What prolonged the Vietnam War?

What prolonged the Vietnam War?

Nixon with Kissinger

Diaries of Nixon’s White House Chief of Staff, H. R. Haldeman, demonstrate that Nixon was fully aware in election year 1972 that the Vietnam War was not popular. The White House turned a paranoiac, watchful eye ever outward, constantly alert, scanning the political zodiac for any sign that the Democrats were going to capitalize on the unpopularity of the war.

Nixon came into the White House knowing he would not have won in 1968 had Robert F. Kennedy, his campaign rocket-propelled by opposition to the war as well as by the Kennedy mystique, not been assassinated; had Lyndon Johnson’s Vice President Hubert Humphrey not been inextricably tied to Vietnam; and had the early and effective opposition to the war by Eugene McCarthy not been derailed by RFK. The history of the Sixties is partly a series of flukes, had they not been tragic; a series of near-misses that narrowly avoided ending the Vietnam War on the larger scale and the political career of Richard M. Nixon among others on the smaller. At any moment the nation had the potential to rise up in organized, spontaneous political action to break the stranglehold of Vietnam.

RFK

Nixon knew it. Even the impossibly late entry into the 1968 nominating process of George McGovern, hero to the young, helped fuel the passion against Nixon and the war; even with opponents of the Vietnam War hopelessly split, there was such a Democratic reenergizing in the last few weeks and especially the last days of the 1968 campaign that Hubert Horatio Humphrey almost managed to squeak out a win. Citizens who had at long last turned away their scrutiny from LBJ and focused it on Nixon and Agnew got so motivated, or so steamed, that in some places HHH came into respectful treatment as a candidate that he scarcely received at the time he was nominated. At the start of his campaign, Humphrey could hardly get paid attention. At the end, there was such a surge that ordinary donors were literally throwing money–tens, small bills–at him or his people in personal appearances; his volunteers were opening hastily sealed envelopes of miscellaneous sizes and stationery, into which money had been thrust without request for receipt or sometimes even a note, sent via regular mail.

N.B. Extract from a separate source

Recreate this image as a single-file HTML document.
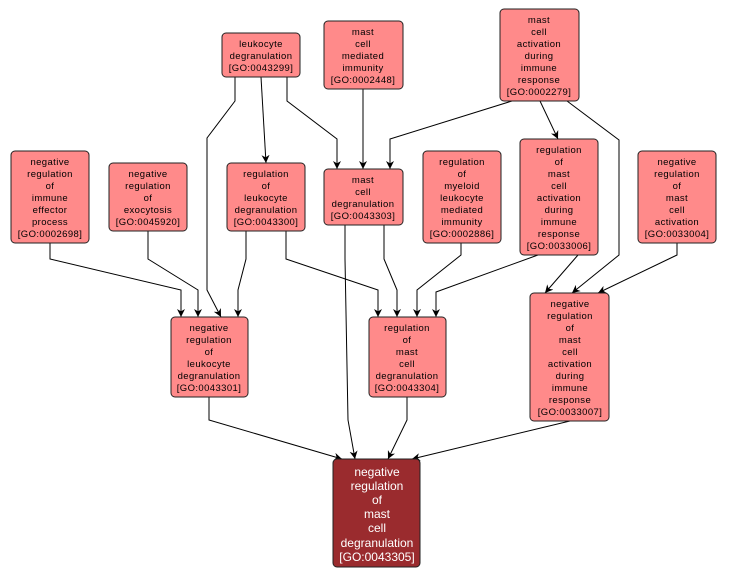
<!DOCTYPE html>
<html><head><meta charset="utf-8"><style>
html,body{margin:0;padding:0;background:#fff;}
svg{display:block;}
text{font-family:"Liberation Sans",sans-serif;font-size:9.5px;fill:#000;text-anchor:middle;letter-spacing:0.4px;}
.n{fill:#ff8a8a;stroke:#222;stroke-width:1;}
.e{fill:none;stroke:#000;stroke-width:1;}
</style></head><body>
<svg width="730" height="578" viewBox="0 0 730 578" xmlns="http://www.w3.org/2000/svg">
<defs><marker id="a" viewBox="0 0 10 10" refX="10" refY="5" markerWidth="8" markerHeight="8" orient="auto" markerUnits="userSpaceOnUse"><path d="M0,0 L10,5 L0,10 L3,5 z" fill="#000"/></marker></defs>
<g class="e" marker-end="url(#a)">
<polyline points="235,77 235,101 207,138 207,290 221,317"/>
<polyline points="261,77 266,163"/>
<polyline points="287,77 287,101 337,139 337,169"/>
<polyline points="363,89 363,169"/>
<polyline points="512,101 390,139 390,169"/>
<polyline points="540,101 558,139"/>
<polyline points="567,101 619,140 619,255 572,293"/>
<polyline points="50,243 50,259 181,290 181,317"/>
<polyline points="148,231 148,259 198,290 198,317"/>
<polyline points="246,231 246,259 238,290 238,317"/>
<polyline points="286,231 286,259 378,290 378,317"/>
<polyline points="384,225 384,259 397,290 397,317"/>
<polyline points="461,243 461,255 417,290 417,317"/>
<polyline points="538,255 436,292 436,317"/>
<polyline points="578,255 545,293"/>
<polyline points="677,243 677,255 598,293"/>
<polyline points="345,225 345,259 348,420 355,459"/>
<polyline points="209,397 209,420 342,459"/>
<polyline points="407,397 407,420 388,459"/>
<polyline points="570,421 412,459"/>
</g>
<g>
<rect class="n" x="222" y="33" width="78" height="44" rx="4"/>
<text x="261" y="47">leukocyte</text><text x="261" y="59">degranulation</text><text x="261" y="71">[GO:0043299]</text>
<rect class="n" x="324" y="21" width="79" height="68" rx="4"/>
<text x="363" y="35">mast</text><text x="363" y="47">cell</text><text x="363" y="59">mediated</text><text x="363" y="71">immunity</text><text x="363" y="83">[GO:0002448]</text>
<rect class="n" x="500" y="9" width="79" height="92" rx="4"/>
<text x="539" y="23">mast</text><text x="539" y="35">cell</text><text x="539" y="47">activation</text><text x="539" y="59">during</text><text x="539" y="71">immune</text><text x="539" y="83">response</text><text x="539" y="95">[GO:0002279]</text>
<rect class="n" x="11" y="151" width="78" height="92" rx="4"/>
<text x="50" y="165">negative</text><text x="50" y="177">regulation</text><text x="50" y="189">of</text><text x="50" y="201">immune</text><text x="50" y="213">effector</text><text x="50" y="225">process</text><text x="50" y="237">[GO:0002698]</text>
<rect class="n" x="109" y="163" width="78" height="68" rx="4"/>
<text x="148" y="177">negative</text><text x="148" y="189">regulation</text><text x="148" y="201">of</text><text x="148" y="213">exocytosis</text><text x="148" y="225">[GO:0045920]</text>
<rect class="n" x="227" y="163" width="78" height="68" rx="4"/>
<text x="266" y="177">regulation</text><text x="266" y="189">of</text><text x="266" y="201">leukocyte</text><text x="266" y="213">degranulation</text><text x="266" y="225">[GO:0043300]</text>
<rect class="n" x="324" y="169" width="79" height="56" rx="4"/>
<text x="363" y="183">mast</text><text x="363" y="195">cell</text><text x="363" y="207">degranulation</text><text x="363" y="219">[GO:0043303]</text>
<rect class="n" x="423" y="151" width="78" height="92" rx="4"/>
<text x="462" y="165">regulation</text><text x="462" y="177">of</text><text x="462" y="189">myeloid</text><text x="462" y="201">leukocyte</text><text x="462" y="213">mediated</text><text x="462" y="225">immunity</text><text x="462" y="237">[GO:0002886]</text>
<rect class="n" x="520" y="139" width="78" height="116" rx="4"/>
<text x="559" y="153">regulation</text><text x="559" y="165">of</text><text x="559" y="177">mast</text><text x="559" y="189">cell</text><text x="559" y="201">activation</text><text x="559" y="213">during</text><text x="559" y="225">immune</text><text x="559" y="237">response</text><text x="559" y="249">[GO:0033006]</text>
<rect class="n" x="638" y="151" width="78" height="92" rx="4"/>
<text x="677" y="165">negative</text><text x="677" y="177">regulation</text><text x="677" y="189">of</text><text x="677" y="201">mast</text><text x="677" y="213">cell</text><text x="677" y="225">activation</text><text x="677" y="237">[GO:0033004]</text>
<rect class="n" x="171" y="317" width="77" height="80" rx="4"/>
<text x="209" y="331">negative</text><text x="209" y="343">regulation</text><text x="209" y="355">of</text><text x="209" y="367">leukocyte</text><text x="209" y="379">degranulation</text><text x="209" y="391">[GO:0043301]</text>
<rect class="n" x="369" y="317" width="77" height="80" rx="4"/>
<text x="407" y="331">regulation</text><text x="407" y="343">of</text><text x="407" y="355">mast</text><text x="407" y="367">cell</text><text x="407" y="379">degranulation</text><text x="407" y="391">[GO:0043304]</text>
<rect class="n" x="530" y="293" width="79" height="128" rx="4"/>
<text x="570" y="307">negative</text><text x="570" y="319">regulation</text><text x="570" y="331">of</text><text x="570" y="343">mast</text><text x="570" y="355">cell</text><text x="570" y="367">activation</text><text x="570" y="379">during</text><text x="570" y="391">immune</text><text x="570" y="403">response</text><text x="570" y="415">[GO:0033007]</text>
<rect x="333" y="459" width="87" height="108" rx="4" fill="#9a2b2e" stroke="#222"/>
<g style="font-size:12px"><text x="377" y="476" style="fill:#fff;font-size:12px;letter-spacing:0">negative</text><text x="377" y="490" style="fill:#fff;font-size:12px;letter-spacing:0">regulation</text><text x="377" y="504" style="fill:#fff;font-size:12px;letter-spacing:0">of</text><text x="377" y="518" style="fill:#fff;font-size:12px;letter-spacing:0">mast</text><text x="377" y="532" style="fill:#fff;font-size:12px;letter-spacing:0">cell</text><text x="377" y="547" style="fill:#fff;font-size:12px;letter-spacing:0">degranulation</text><text x="377" y="561" style="fill:#fff;font-size:12px;letter-spacing:0">[GO:0043305]</text></g>
</g>
</svg>
</body></html>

Unfortunately the Democratic Party of the time never did adequately focus on and oppose the Vietnam War, not in an adequately organized way, and historians are free to wonder why not. One cause was certainly the grief, fear and demoralization brought about by the assassinations of John Kennedy, Martin Luther King, Jr., and Robert Kennedy. (It is Orwellian that those murders, which did so much to wound and cripple the Democrats, have been vaguely blamed on some culture of Sixties permissiveness.) Another cause was the lack of a blocking agent, as John Stuart Mill would put it, in that the press was as usual royalist and timid in scrutinizing the actions of presidents in conducting war. (Regarding Vietnam, the press was additionally confused by a gullible view that Henry Kissinger would bring about peace if Nixon would let him.) Undoubtedly another cause was White House manipulation of internal Democratic Party politics, using tactics including bribery and assisted by several prominent personalities of the time including John Connally, Billy Graham and George Wallace.

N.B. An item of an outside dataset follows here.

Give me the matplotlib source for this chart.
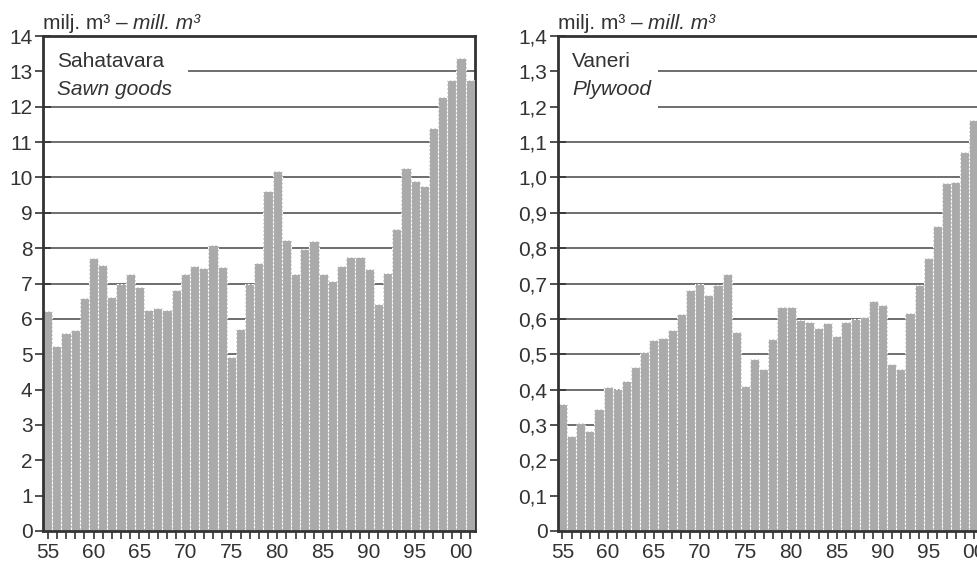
import numpy as np
import matplotlib.pyplot as plt
from matplotlib.patches import Rectangle

plt.rcParams['font.family'] = ['Liberation Sans', 'DejaVu Sans']

years = list(range(1955, 2002))
year_labels = ['55', '60', '65', '70', '75', '80', '85', '90', '95', '00']

# million m3
sawn_goods = [6.22, 5.24, 5.61, 5.68, 6.60, 7.72, 7.52, 6.63, 7.00, 7.27,
              6.90, 6.25, 6.30, 6.25, 6.82, 7.27, 7.50, 7.45, 8.10, 7.47,
              4.91, 5.72, 6.98, 7.57, 9.62, 10.19, 8.23, 7.27, 7.99, 8.21,
              7.27, 7.07, 7.50, 7.76, 7.76, 7.40, 6.42, 7.29, 8.55, 10.26,
              9.91, 9.76, 11.41, 12.28, 12.75, 13.39, 12.75]

plywood = [0.360, 0.270, 0.306, 0.283, 0.344, 0.408, 0.402, 0.425, 0.463, 0.507,
           0.540, 0.545, 0.569, 0.614, 0.682, 0.700, 0.667, 0.696, 0.726, 0.564,
           0.410, 0.486, 0.459, 0.543, 0.634, 0.634, 0.597, 0.591, 0.575, 0.587,
           0.552, 0.592, 0.601, 0.604, 0.650, 0.639, 0.471, 0.457, 0.616, 0.696,
           0.773, 0.863, 0.985, 0.988, 1.071, 1.162, 1.134]

left_ticks = [str(v) for v in range(0, 15)]
right_ticks = ['0'] + ['%.1f' % (v / 10) for v in range(1, 15)]
right_ticks = [t.replace('.', ',') for t in right_ticks]

BAR = '#aaaaaa'
DARK = '#333333'
FS = 15


def draw_panel(ax, values, ymax, ystep, ylabels, title, subtitle, box_w, box_y0):
    ax.bar(years, values, width=1.0, color=BAR, edgecolor='white',
           linewidth=0.8, linestyle=(0, (2, 1.5)), zorder=2)
    ax.set_xlim(1954.5, 2001.5)
    ax.set_ylim(0, ymax)

    yt = np.arange(0, len(ylabels)) * ystep
    ax.set_yticks(yt)
    ax.set_yticklabels(ylabels, fontsize=FS, color=DARK)
    ax.set_xticks(years, minor=True)
    ax.set_xticks(list(range(1955, 2001, 5)))
    ax.set_xticklabels(year_labels, fontsize=FS, color=DARK)

    ax.tick_params(axis='y', direction='inout', length=11, width=1.2,
                   color=DARK, pad=2)
    ax.tick_params(axis='x', which='both', direction='out', length=6,
                   width=1.2, color=DARK, pad=3)

    ax.set_axisbelow(True)
    ax.grid(axis='y', color='#555555', linewidth=1.2, zorder=0)
    for side in ['left', 'top', 'bottom', 'right']:
        ax.spines[side].set_color(DARK)
        ax.spines[side].set_linewidth(2.0)
    ax.spines['right'].set_zorder(1)

    # white patch behind the panel title that hides the gridlines
    ax.add_patch(Rectangle((0, box_y0), box_w, 0.99 - box_y0,
                           transform=ax.transAxes, facecolor='white',
                           edgecolor='none', zorder=1.5))
    ax.text(0.033, 0.968, title, transform=ax.transAxes, fontsize=FS,
            color=DARK, va='top', ha='left', zorder=5)
    ax.text(0.033, 0.912, subtitle, transform=ax.transAxes, fontsize=FS,
            color=DARK, va='top', ha='left', style='italic', zorder=5)

    t1 = ax.text(0.0, 1.006, 'milj. m\u00b3 \u2013', transform=ax.transAxes,
                 fontsize=FS, color=DARK, va='bottom', ha='left')
    ax.annotate('mill. m\u00b3', xy=(1, 0), xycoords=t1, xytext=(4, 0),
                textcoords='offset points', va='bottom', ha='left',
                fontsize=FS, color=DARK, style='italic')


fig = plt.figure(figsize=(9.77, 5.65), dpi=100)
ax1 = fig.add_axes([0.044, 0.0602, 0.442, 0.876])
ax2 = fig.add_axes([0.571, 0.0602, 0.440, 0.876])

draw_panel(ax1, sawn_goods, 14, 1, left_ticks, 'Sahatavara', 'Sawn goods',
           0.335, 0.89)
draw_panel(ax2, plywood, 1.4, 0.1, right_ticks, 'Vaneri', 'Plywood',
           0.232, 0.83)

fig.savefig('out.png', dpi=100)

But the war was always present, and opposition to the war was growing daily. One did not have to start from any particular spot on the political spectrum. When combat veterans started coming home from Vietnam by the thousands, if alive and relatively healthy they came home with a single, lucid, across-the-board recognition that many of them had acquired within a few minutes in Southeast Asia: “nobody [back home] knew anything.” The recognition did not necessarily translate into instantaneous and organized opposition, but it did translate into solid, bedrock, widespread lack of enthusiasm. That, in other words, was square one – not among draft resisters and war opponents but among people who had gone, and their relatives and acquaintance. Anecdotes about fragging First Lieutenants will do that.

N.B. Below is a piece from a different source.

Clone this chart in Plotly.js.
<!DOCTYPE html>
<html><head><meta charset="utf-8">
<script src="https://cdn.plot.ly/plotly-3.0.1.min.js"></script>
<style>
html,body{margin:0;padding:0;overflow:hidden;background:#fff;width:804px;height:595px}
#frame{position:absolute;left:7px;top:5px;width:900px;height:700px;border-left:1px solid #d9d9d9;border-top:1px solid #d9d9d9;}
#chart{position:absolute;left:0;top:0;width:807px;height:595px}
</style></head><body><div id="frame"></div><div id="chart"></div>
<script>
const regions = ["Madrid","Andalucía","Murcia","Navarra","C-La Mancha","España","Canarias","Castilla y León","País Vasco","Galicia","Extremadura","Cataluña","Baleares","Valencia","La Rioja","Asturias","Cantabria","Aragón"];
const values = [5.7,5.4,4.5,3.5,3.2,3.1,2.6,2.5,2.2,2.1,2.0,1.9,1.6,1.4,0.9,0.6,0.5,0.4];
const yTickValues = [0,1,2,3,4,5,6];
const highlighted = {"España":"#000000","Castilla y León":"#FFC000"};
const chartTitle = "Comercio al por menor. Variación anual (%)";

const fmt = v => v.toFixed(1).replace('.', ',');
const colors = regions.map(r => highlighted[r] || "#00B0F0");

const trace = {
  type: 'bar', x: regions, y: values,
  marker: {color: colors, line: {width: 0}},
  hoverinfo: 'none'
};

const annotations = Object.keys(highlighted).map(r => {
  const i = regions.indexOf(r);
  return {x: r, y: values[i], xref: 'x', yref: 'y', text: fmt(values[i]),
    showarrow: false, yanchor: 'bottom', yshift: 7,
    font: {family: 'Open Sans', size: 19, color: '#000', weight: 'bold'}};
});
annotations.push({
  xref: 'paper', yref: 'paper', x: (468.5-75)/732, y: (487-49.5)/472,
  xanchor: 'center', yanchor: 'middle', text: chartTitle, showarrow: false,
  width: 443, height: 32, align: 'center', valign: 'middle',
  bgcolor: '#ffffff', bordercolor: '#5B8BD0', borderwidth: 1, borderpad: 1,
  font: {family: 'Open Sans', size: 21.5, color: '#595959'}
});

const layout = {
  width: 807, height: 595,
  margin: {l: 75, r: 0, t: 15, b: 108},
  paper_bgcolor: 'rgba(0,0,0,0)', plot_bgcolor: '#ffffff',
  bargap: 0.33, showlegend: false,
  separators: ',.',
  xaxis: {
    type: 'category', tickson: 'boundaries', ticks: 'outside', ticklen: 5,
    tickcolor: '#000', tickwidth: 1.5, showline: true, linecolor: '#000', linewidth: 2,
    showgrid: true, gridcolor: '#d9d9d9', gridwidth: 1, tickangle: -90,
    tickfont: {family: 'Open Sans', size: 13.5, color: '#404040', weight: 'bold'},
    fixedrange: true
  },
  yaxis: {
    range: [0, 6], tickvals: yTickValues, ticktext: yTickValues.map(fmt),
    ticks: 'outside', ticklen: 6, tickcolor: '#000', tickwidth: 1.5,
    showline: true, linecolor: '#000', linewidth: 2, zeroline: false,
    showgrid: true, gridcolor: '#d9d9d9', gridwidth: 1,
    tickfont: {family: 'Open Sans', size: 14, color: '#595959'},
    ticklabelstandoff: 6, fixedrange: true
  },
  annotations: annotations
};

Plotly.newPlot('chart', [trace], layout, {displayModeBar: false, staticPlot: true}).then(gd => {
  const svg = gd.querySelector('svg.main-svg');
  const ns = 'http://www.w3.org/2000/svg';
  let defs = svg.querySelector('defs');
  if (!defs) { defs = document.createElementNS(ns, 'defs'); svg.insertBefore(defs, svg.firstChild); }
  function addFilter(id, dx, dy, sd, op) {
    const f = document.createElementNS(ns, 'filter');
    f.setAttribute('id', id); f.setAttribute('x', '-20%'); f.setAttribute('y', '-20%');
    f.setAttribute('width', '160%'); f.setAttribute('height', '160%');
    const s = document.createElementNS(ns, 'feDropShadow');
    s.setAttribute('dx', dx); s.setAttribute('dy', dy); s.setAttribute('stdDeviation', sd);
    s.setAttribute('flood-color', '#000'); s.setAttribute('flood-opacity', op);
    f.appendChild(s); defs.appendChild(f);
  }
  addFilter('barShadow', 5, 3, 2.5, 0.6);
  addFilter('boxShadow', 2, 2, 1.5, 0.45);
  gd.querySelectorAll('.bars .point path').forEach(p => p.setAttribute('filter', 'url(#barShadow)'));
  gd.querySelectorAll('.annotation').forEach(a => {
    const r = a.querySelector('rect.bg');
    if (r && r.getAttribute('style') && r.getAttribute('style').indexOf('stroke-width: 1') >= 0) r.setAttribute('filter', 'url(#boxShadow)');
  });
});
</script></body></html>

Nixon knew it, and took steps accordingly.

Over the next few weeks, we in our time will be facing a chief executive bent more than Nixon was on prolonging and expanding a war. As always when there is heavy rightwing rhetoric on “moving forward,” we have to look backward to some extent for guidance on the tactics that will be used. Forewarned is forearmed.

The process might also shed some light, valuable for historians including amateur historians, on the question about Watergate often scanted even in good histories of Watergate. Why was the Democratic National Committee headquarters broken into in the first place?